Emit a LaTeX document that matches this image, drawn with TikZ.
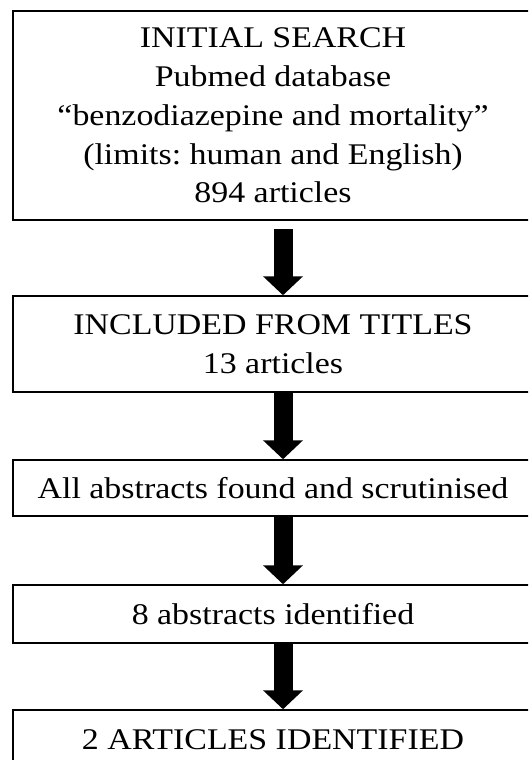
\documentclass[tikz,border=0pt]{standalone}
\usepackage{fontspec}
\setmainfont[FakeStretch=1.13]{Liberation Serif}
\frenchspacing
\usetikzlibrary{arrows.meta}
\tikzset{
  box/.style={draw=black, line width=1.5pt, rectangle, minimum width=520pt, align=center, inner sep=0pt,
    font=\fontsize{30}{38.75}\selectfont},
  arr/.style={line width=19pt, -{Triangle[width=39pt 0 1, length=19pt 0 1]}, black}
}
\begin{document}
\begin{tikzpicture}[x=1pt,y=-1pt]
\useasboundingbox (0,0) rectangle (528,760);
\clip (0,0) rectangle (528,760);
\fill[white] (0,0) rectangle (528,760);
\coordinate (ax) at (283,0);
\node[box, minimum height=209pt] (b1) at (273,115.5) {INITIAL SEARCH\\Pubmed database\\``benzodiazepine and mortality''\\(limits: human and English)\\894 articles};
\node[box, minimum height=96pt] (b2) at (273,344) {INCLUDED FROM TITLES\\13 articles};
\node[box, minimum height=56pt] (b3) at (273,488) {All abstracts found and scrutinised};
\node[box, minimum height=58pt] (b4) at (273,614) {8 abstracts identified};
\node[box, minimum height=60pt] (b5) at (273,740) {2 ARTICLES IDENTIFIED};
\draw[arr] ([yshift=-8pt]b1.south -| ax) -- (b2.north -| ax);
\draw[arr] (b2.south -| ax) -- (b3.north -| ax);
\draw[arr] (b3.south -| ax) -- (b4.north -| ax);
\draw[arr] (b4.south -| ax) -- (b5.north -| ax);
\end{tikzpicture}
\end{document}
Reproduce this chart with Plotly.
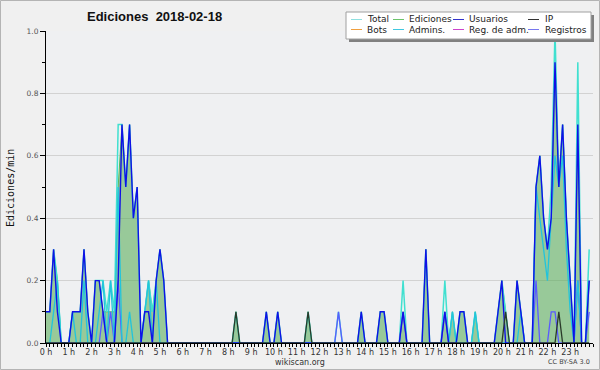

****************

▶ **Instructions to follow**
Repeat everything in the records precisely. Images are excluded from the copy.

▶ **Correct result**
Emit a LaTeX document that matches this image, drawn with TikZ.
\documentclass[tikz,border=0pt]{standalone}
\usepackage{fontspec}
\setmainfont[FakeStretch=1.13]{Liberation Serif}
\frenchspacing
\usetikzlibrary{arrows.meta}
\tikzset{
  box/.style={draw=black, line width=1.5pt, rectangle, minimum width=520pt, align=center, inner sep=0pt,
    font=\fontsize{30}{38.75}\selectfont},
  arr/.style={line width=19pt, -{Triangle[width=39pt 0 1, length=19pt 0 1]}, black}
}
\begin{document}
\begin{tikzpicture}[x=1pt,y=-1pt]
\useasboundingbox (0,0) rectangle (528,760);
\clip (0,0) rectangle (528,760);
\fill[white] (0,0) rectangle (528,760);
\coordinate (ax) at (283,0);
\node[box, minimum height=209pt] (b1) at (273,115.5) {INITIAL SEARCH\\Pubmed database\\``benzodiazepine and mortality''\\(limits: human and English)\\894 articles};
\node[box, minimum height=96pt] (b2) at (273,344) {INCLUDED FROM TITLES\\13 articles};
\node[box, minimum height=56pt] (b3) at (273,488) {All abstracts found and scrutinised};
\node[box, minimum height=58pt] (b4) at (273,614) {8 abstracts identified};
\node[box, minimum height=60pt] (b5) at (273,740) {2 ARTICLES IDENTIFIED};
\draw[arr] ([yshift=-8pt]b1.south -| ax) -- (b2.north -| ax);
\draw[arr] (b2.south -| ax) -- (b3.north -| ax);
\draw[arr] (b3.south -| ax) -- (b4.north -| ax);
\draw[arr] (b4.south -| ax) -- (b5.north -| ax);
\end{tikzpicture}
\end{document}
Reproduce this chart with Plotly.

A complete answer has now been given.